“Oh, god, yes—we’re all just panicking and tearing our hair out over here,” Jim Coudal tells me. In the wake of iOS 9’s controversial support for ad-blocking apps, I’ve called Coudal to ask whether or not The Deck—a design-focused online ad network that he cofounded in 2005—is fucked. The genial sarcasm in his reply says it all.
If it’s possible for an ad network to be beloved, The Deck might just be it. Billing itself as “the ad network of creative, web and design culture,” The Deck handpicks the sites that are allowed to display its ads, and they read like an all-star list of the well-designed web. Jason Kottke, Khoi Vinh, McSweeney’s, and Dribbble are all members; tech-world darlings like Apple pundit John Gruber, XOXO conference creator Andy Baio, and Instapaper developer Marco Arment are in attendance as well. But most importantly, the ads themselves are small, tastefully designed, and never track you. “We’re the good guys,” says Coudal. “We’ve never allowed any of that bullshit.”
But a decade’s worth of design-savvy good behavior may not shield The Deck from getting caught in iOS 9’s ad-blocking dragnet. Coudal found that out the hard way last week, when his client Marco Arment released Peace, an iOS ad blocker that included The Deck in its hit list. “I’d have preferred him to whitelist The Deck by default, or just to have had some warning,” Coudal says. “But I can see his point. He’s an independent developer, and he’s going to develop independently.”
Arment pulled Peace from the App Store just 36 hours later, citing a crisis of conscience about his “too blunt” approach to ad-blocking. But the technology isn’t going away. So what’s Coudal’s plan? “I dunno, maybe The Deck will go out of business next month,” he says, as if it were someone else’s problem.

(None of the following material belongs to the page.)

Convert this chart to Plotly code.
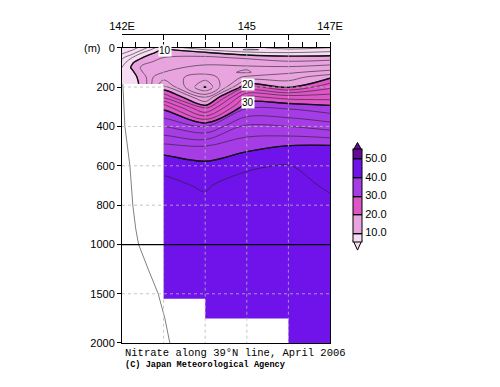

Coudal’s sangfroid isn’t out of character, given that The Deck is just one of several successful businesses that his company, Coudal Partners, has spun out almost casually over the last 10 years. Jewelboxing (now defunct) gave indie mediamakers access to small-batch, professional-grade packaging on demand; Field Notes, an unassuming line of pocket notebooks, is now “growing like mad” and delivers nearly three quarters of Coudal Partners’ revenue. The rest comes from The Deck. “If it goes under, it won’t be the end of Coudal Partners,” he says, almost audibly shrugging. “But I shudder to think of what the next ad format will be.”
The corner that mobile advertising has painted itself into, according to Coudal, is defined by a lack of the same design savvy that The Deck monetizes. “There’s always been sneaky shit in online advertising,” he says. “But as mobile clickthrough declines, the industry response hasn’t been to find newer and better ways to present ads. It’s been an arms race to come up with more bullshit to serve more of the same.”
The Deck was designed from the outset to sincerely serve the interests of all three “chairs at the table,” as he puts it: advertisers, publishers, and readers. At the scale of a Kottke.org or DaringFireball.net, a single app-icon-sized banner ad from The Deck can deliver enough revenue to support the economics of self-publishing on the web, while delivering highly targeted conversions to advertisers, without damaging the user experience for readers. But could something Deck-like work for a non-indie like Vox Media—or Co.Design?
“Maybe it doesn’t scale; I don’t know, because we’re not interested in finding out,” Coudal admits. “There’s probably room for something like The Deck in different verticals. I’d like to invent what’s next, but I might only get to invent one ad network concept in my life. Maybe that’s why it worked—we were outsiders to the business, and we grew it organically. We’re little people just watching the giant dinosaurs [of Google, Apple, and Facebook] throw punches at each other, and hoping nothing lands on our heads.”
What really drives The Deck’s success, though, is scale. It’s the same force that drove Arment’s ad blocker to the top of the App Store sales charts overnight. It’s what Charles Eames defined as essential to the practice of design itself: “A recognition of need.”
“If I have to call people on the phone and read our ads to them, I might just do that,” Coudal jokes. “But I won’t have to. The way The Deck works, you’re not grumbling, ‘Fine, I’ll put up with these ads’—you’re genuinely interested in them sometimes, or at least you’re interested in who they support and how. It’s all super lo-fi.”
“Who knows,” Coudal adds, with the insouciance of an entrepreneur who has improvised in the face of existential threats before. “In the long run, this might be good for us.” Or at least, to paraphrase The Deck’s own position statement about ad-blocking: They’re fine with not knowing.